The new classrooms will allow the school to expand, while keeping classroom size small, said Director of Communication Tom Van Grinsven.
There are 12 to 13 students per classroom, which is crucial to the success of the students, said Van Grinsven.
That’s because the school is not academically selective and accepts students from who test from the 2nd to 99th percentile, he said.
On average, students make seven grade levels of academic progress in the four years they attend, he said.
“If they come in at a 3rd or 4th grade level in math and reading, they finish between a 10th or 11th grade level,” said Van Grinsen.
He said every student the school has had since it opened in 2005 has been accepted to a college prep high school.
Keren Martin’s son Jeremiah Richardson just started his last year at Chicago Jesuit Academy. He’s been going since 6th grade.
Martin, a suburban Forest Park resident, decided to pull Richardson out of the local middle school because he wasn’t being prepared for the kind of high school she wanted to send him to, she said.
Although Forest Park is a good community, the school dynamic is different than the neighborhood dynamic, said Martin.
She said she saw a lot of negative activity in the area surrounding the school in the three years she worked in the Forest Park Middle School lunchroom.
“Safety was a big concern for me with him getting to and from school,” she said.
Martin learned about Chicago Jesuit Academy because her two nephews who lived in Austin went there.
The boys now attend Loyola University Chicago.
Chicago Jesuit Academy has helped Martin’s son improve as a whole person, she said.

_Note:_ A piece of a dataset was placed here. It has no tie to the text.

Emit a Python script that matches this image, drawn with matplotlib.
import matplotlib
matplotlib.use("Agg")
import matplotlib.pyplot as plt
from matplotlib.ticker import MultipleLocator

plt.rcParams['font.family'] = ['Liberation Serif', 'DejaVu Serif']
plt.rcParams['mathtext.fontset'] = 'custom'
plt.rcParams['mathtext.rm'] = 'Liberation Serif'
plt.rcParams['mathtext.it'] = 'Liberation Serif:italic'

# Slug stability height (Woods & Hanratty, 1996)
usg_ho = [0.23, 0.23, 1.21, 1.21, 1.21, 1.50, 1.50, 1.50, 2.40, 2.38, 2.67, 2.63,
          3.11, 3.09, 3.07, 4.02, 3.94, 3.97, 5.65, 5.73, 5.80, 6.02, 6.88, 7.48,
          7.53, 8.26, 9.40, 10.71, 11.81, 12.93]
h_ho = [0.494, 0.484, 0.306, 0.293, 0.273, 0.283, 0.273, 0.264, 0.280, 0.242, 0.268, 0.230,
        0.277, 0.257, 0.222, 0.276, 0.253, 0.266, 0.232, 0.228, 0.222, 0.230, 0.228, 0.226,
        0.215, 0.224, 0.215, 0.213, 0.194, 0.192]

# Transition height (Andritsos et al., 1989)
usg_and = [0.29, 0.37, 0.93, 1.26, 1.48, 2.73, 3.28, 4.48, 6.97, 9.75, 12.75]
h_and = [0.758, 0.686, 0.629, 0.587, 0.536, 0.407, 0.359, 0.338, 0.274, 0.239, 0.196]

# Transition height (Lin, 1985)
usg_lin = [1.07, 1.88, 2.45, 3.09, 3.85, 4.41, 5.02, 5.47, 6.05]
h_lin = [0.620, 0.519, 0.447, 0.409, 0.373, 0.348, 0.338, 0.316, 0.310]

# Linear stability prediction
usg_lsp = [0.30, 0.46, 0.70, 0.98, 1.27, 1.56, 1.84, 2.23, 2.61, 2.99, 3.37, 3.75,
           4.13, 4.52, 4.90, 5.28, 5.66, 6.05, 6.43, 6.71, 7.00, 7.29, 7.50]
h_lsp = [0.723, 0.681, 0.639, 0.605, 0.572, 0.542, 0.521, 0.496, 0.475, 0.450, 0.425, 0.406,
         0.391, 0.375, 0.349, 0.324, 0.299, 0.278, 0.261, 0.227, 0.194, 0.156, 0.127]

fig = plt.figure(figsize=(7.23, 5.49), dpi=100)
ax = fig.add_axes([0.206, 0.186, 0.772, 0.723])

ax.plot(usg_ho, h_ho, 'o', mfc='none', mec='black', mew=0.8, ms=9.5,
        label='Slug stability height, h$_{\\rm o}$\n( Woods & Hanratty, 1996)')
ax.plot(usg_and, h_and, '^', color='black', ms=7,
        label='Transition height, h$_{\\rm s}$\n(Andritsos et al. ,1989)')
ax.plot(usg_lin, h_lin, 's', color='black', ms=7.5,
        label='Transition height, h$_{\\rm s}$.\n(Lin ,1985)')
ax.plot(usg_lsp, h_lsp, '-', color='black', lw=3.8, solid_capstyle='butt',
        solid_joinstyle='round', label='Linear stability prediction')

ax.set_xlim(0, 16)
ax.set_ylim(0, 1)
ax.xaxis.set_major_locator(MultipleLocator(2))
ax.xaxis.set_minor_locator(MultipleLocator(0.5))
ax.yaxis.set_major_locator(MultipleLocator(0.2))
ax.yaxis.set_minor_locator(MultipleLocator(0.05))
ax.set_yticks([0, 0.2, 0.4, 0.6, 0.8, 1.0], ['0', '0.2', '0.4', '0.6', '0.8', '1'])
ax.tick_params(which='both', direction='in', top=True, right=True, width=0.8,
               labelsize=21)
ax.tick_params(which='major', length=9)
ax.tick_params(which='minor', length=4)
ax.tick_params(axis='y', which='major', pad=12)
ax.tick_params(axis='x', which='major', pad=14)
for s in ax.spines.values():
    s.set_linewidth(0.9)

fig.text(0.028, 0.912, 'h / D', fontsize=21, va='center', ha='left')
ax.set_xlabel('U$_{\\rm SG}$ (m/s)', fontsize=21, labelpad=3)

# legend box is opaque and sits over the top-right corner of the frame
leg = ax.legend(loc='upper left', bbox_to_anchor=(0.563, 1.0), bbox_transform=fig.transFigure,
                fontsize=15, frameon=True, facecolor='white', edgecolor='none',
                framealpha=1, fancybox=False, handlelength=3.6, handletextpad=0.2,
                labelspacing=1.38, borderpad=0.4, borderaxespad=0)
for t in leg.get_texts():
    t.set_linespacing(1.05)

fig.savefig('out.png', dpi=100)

“Being African American, people expect him to act a certain way, but strangers come up to me and tell me how impressed they are with him,” said Martin.
She said seeing the renovation at the unveiling ceremony Oct. 11 brought tears to her eyes because she was able to meet the benefactors who provide the scholarship money.
“[Jeremiah] wants to be an educator now, become a teacher and coach so he can give back,” said Martin.